-- BEGIN Task data --
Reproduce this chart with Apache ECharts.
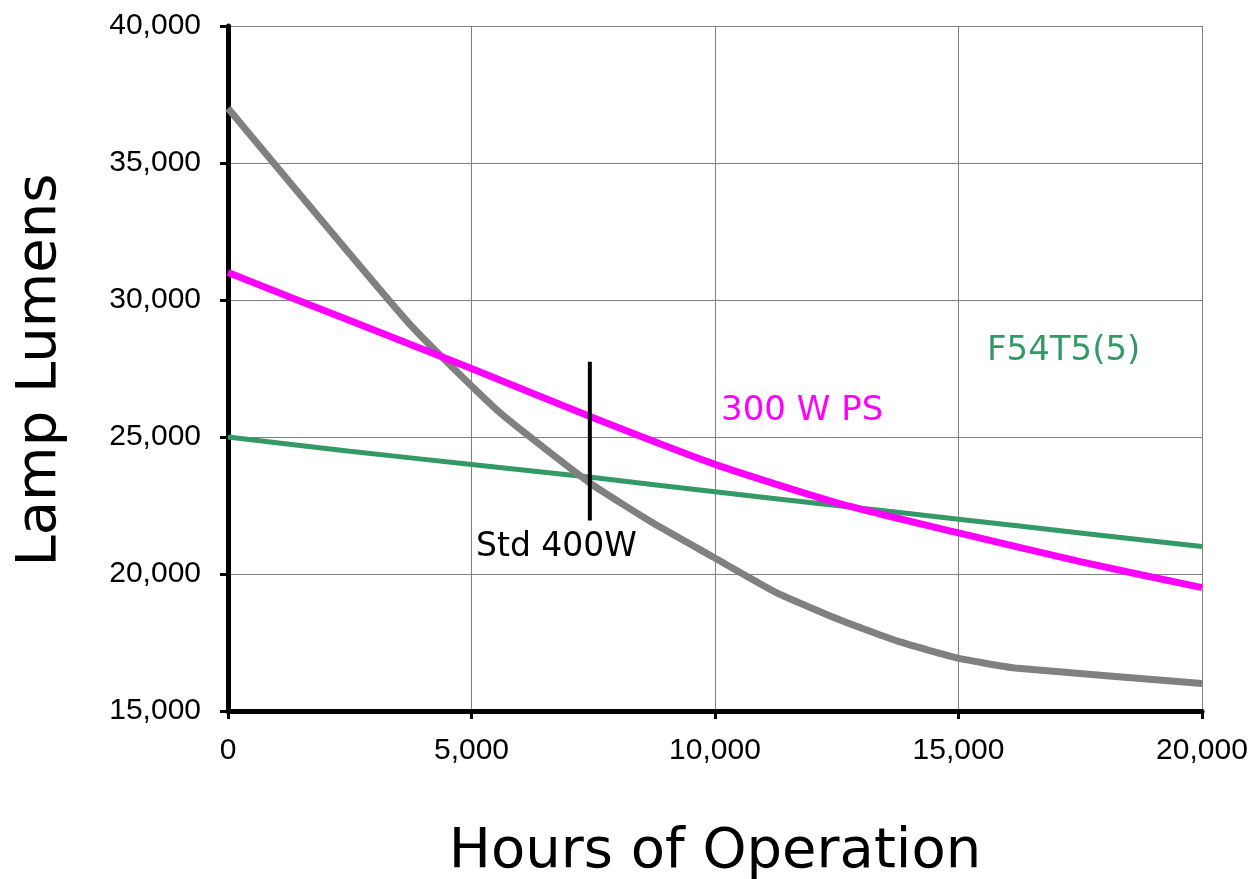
<!DOCTYPE html>
<html>
<head>
<meta charset="utf-8">
<script src="https://cdn.jsdelivr.net/npm/echarts@6/dist/echarts.min.js"></script>
<style>
html,body{margin:0;padding:0;background:#fff;}
#chart{width:1258px;height:879px;}
</style>
</head>
<body>
<div id="chart"></div>
<script>
// Data
const std400Hours  = [0, 3740, 5590, 7450, 8730, 9960, 11270, 12570, 13800, 14990, 16160, 20000];
const std400Lumens = [37000, 29100, 25880, 23300, 21860, 20620, 19310, 18320, 17520, 16930, 16570, 16000];

const ps300Hours  = [0, 2500, 5000, 7500, 10000, 12500, 15000, 17500, 20000];
const ps300Lumens = [31000, 29250, 27500, 25700, 24000, 22600, 21500, 20450, 19500];

const t5Hours  = [0, 2500, 5000, 7500, 10000, 12500, 15000, 17500, 20000];
const t5Lumens = [25000, 24480, 24000, 23520, 23000, 22500, 22000, 21500, 21000];

const markerHours  = [7430, 7430];
const markerLumens = [27750, 21950];

const xTicks = [0, 5000, 10000, 15000, 20000];
const yTicks = [15000, 20000, 25000, 30000, 35000, 40000];

const seriesNames = ['Std 400W', '300 W PS', 'F54T5(5)'];

function pairs(xs, ys){ return xs.map((x,i)=>[x, ys[i]]); }
function fmt(v){ return v.toLocaleString('en-US'); }

const chart = echarts.init(document.getElementById('chart'));
const tickFont = 'Liberation Sans';

chart.setOption({
  animation: false,
  backgroundColor: '#ffffff',
  grid: {left: 228, right: 56, top: 26, bottom: 168},
  xAxis: {
    type: 'value', min: xTicks[0], max: xTicks[xTicks.length-1], interval: 5000,
    axisLine: {show: true, onZero: false, lineStyle: {color: '#000', width: 5}},
    axisTick: {show: true, length: 8, lineStyle: {color: '#000', width: 3}},
    axisLabel: {formatter: fmt, color: '#000', fontFamily: tickFont, fontSize: 30, margin: 25},
    splitLine: {show: true, lineStyle: {color: '#808080', width: 1}}
  },
  yAxis: {
    type: 'value', min: yTicks[0], max: yTicks[yTicks.length-1], interval: 5000,
    axisLine: {show: true, onZero: false, lineStyle: {color: '#000', width: 5}},
    axisTick: {show: true, length: 8, lineStyle: {color: '#000', width: 3}},
    axisLabel: {formatter: fmt, color: '#000', fontFamily: tickFont, fontSize: 30, margin: 27},
    splitLine: {show: true, lineStyle: {color: '#808080', width: 1}}
  },
  series: [
    {name: seriesNames[2], type: 'line', data: pairs(t5Hours, t5Lumens), showSymbol: false, smooth: 0.2,
     lineStyle: {color: '#339966', width: 5}, z: 3},
    {name: seriesNames[0], type: 'line', data: pairs(std400Hours, std400Lumens), showSymbol: false, smooth: 0.15,
     lineStyle: {color: '#808080', width: 7}, z: 4},
    {name: seriesNames[1], type: 'line', data: pairs(ps300Hours, ps300Lumens), showSymbol: false, smooth: 0.2,
     lineStyle: {color: '#ff00ff', width: 7}, z: 5},
    {name: 'marker', type: 'line', data: pairs(markerHours, markerLumens), showSymbol: false,
     lineStyle: {color: '#000', width: 4}, z: 6}
  ],
  graphic: [
    {type: 'text', x: 476, y: 547, style: {text: seriesNames[0], font: '33px "DejaVu Sans"', fill: '#000', verticalAlign: 'middle'}},
    {type: 'text', x: 721, y: 411, style: {text: seriesNames[1], font: '34px "DejaVu Sans"', fill: '#ff00ff', verticalAlign: 'middle'}},
    {type: 'text', x: 987, y: 351, style: {text: seriesNames[2], font: '34px "DejaVu Sans"', fill: '#339966', verticalAlign: 'middle'}},
    {type: 'text', x: 40, y: 370, rotation: Math.PI/2,
     style: {text: 'Lamp Lumens', font: '56px "DejaVu Sans"', fill: '#000', align: 'center', verticalAlign: 'middle'}},
    {type: 'text', x: 715, y: 852,
     style: {text: 'Hours of Operation', font: '56px "DejaVu Sans"', fill: '#000', align: 'center', verticalAlign: 'middle'}}
  ]
});
</script>
</body>
</html>
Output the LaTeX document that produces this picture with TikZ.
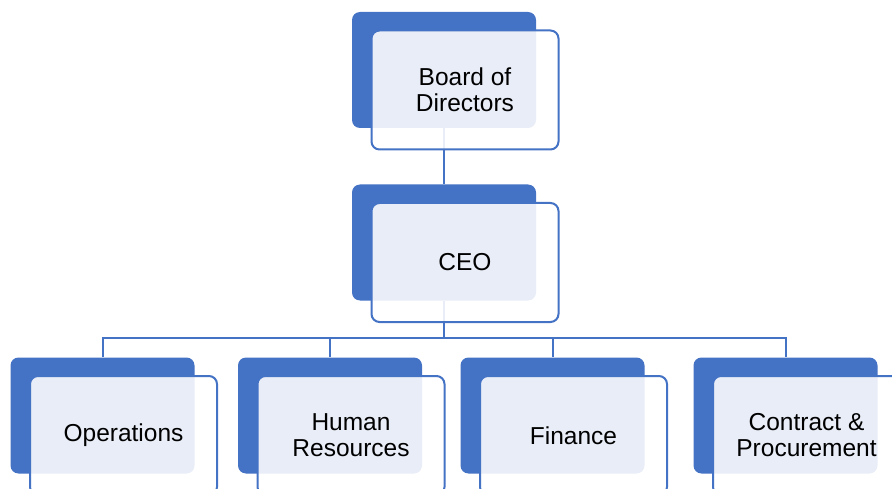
-- END Task data --
* Instructions to follow *
Send back the data above word for word, with the pictures left out.

* Correct answer *
Reproduce this chart with Apache ECharts.
<!DOCTYPE html>
<html>
<head>
<meta charset="utf-8">
<script src="https://cdn.jsdelivr.net/npm/echarts@6/dist/echarts.min.js"></script>
<style>
html,body{margin:0;padding:0;background:#fff;}
#chart{width:1258px;height:879px;}
</style>
</head>
<body>
<div id="chart"></div>
<script>
// Data
const std400Hours  = [0, 3740, 5590, 7450, 8730, 9960, 11270, 12570, 13800, 14990, 16160, 20000];
const std400Lumens = [37000, 29100, 25880, 23300, 21860, 20620, 19310, 18320, 17520, 16930, 16570, 16000];

const ps300Hours  = [0, 2500, 5000, 7500, 10000, 12500, 15000, 17500, 20000];
const ps300Lumens = [31000, 29250, 27500, 25700, 24000, 22600, 21500, 20450, 19500];

const t5Hours  = [0, 2500, 5000, 7500, 10000, 12500, 15000, 17500, 20000];
const t5Lumens = [25000, 24480, 24000, 23520, 23000, 22500, 22000, 21500, 21000];

const markerHours  = [7430, 7430];
const markerLumens = [27750, 21950];

const xTicks = [0, 5000, 10000, 15000, 20000];
const yTicks = [15000, 20000, 25000, 30000, 35000, 40000];

const seriesNames = ['Std 400W', '300 W PS', 'F54T5(5)'];

function pairs(xs, ys){ return xs.map((x,i)=>[x, ys[i]]); }
function fmt(v){ return v.toLocaleString('en-US'); }

const chart = echarts.init(document.getElementById('chart'));
const tickFont = 'Liberation Sans';

chart.setOption({
  animation: false,
  backgroundColor: '#ffffff',
  grid: {left: 228, right: 56, top: 26, bottom: 168},
  xAxis: {
    type: 'value', min: xTicks[0], max: xTicks[xTicks.length-1], interval: 5000,
    axisLine: {show: true, onZero: false, lineStyle: {color: '#000', width: 5}},
    axisTick: {show: true, length: 8, lineStyle: {color: '#000', width: 3}},
    axisLabel: {formatter: fmt, color: '#000', fontFamily: tickFont, fontSize: 30, margin: 25},
    splitLine: {show: true, lineStyle: {color: '#808080', width: 1}}
  },
  yAxis: {
    type: 'value', min: yTicks[0], max: yTicks[yTicks.length-1], interval: 5000,
    axisLine: {show: true, onZero: false, lineStyle: {color: '#000', width: 5}},
    axisTick: {show: true, length: 8, lineStyle: {color: '#000', width: 3}},
    axisLabel: {formatter: fmt, color: '#000', fontFamily: tickFont, fontSize: 30, margin: 27},
    splitLine: {show: true, lineStyle: {color: '#808080', width: 1}}
  },
  series: [
    {name: seriesNames[2], type: 'line', data: pairs(t5Hours, t5Lumens), showSymbol: false, smooth: 0.2,
     lineStyle: {color: '#339966', width: 5}, z: 3},
    {name: seriesNames[0], type: 'line', data: pairs(std400Hours, std400Lumens), showSymbol: false, smooth: 0.15,
     lineStyle: {color: '#808080', width: 7}, z: 4},
    {name: seriesNames[1], type: 'line', data: pairs(ps300Hours, ps300Lumens), showSymbol: false, smooth: 0.2,
     lineStyle: {color: '#ff00ff', width: 7}, z: 5},
    {name: 'marker', type: 'line', data: pairs(markerHours, markerLumens), showSymbol: false,
     lineStyle: {color: '#000', width: 4}, z: 6}
  ],
  graphic: [
    {type: 'text', x: 476, y: 547, style: {text: seriesNames[0], font: '33px "DejaVu Sans"', fill: '#000', verticalAlign: 'middle'}},
    {type: 'text', x: 721, y: 411, style: {text: seriesNames[1], font: '34px "DejaVu Sans"', fill: '#ff00ff', verticalAlign: 'middle'}},
    {type: 'text', x: 987, y: 351, style: {text: seriesNames[2], font: '34px "DejaVu Sans"', fill: '#339966', verticalAlign: 'middle'}},
    {type: 'text', x: 40, y: 370, rotation: Math.PI/2,
     style: {text: 'Lamp Lumens', font: '56px "DejaVu Sans"', fill: '#000', align: 'center', verticalAlign: 'middle'}},
    {type: 'text', x: 715, y: 852,
     style: {text: 'Hours of Operation', font: '56px "DejaVu Sans"', fill: '#000', align: 'center', verticalAlign: 'middle'}}
  ]
});
</script>
</body>
</html>
Output the LaTeX document that produces this picture with TikZ.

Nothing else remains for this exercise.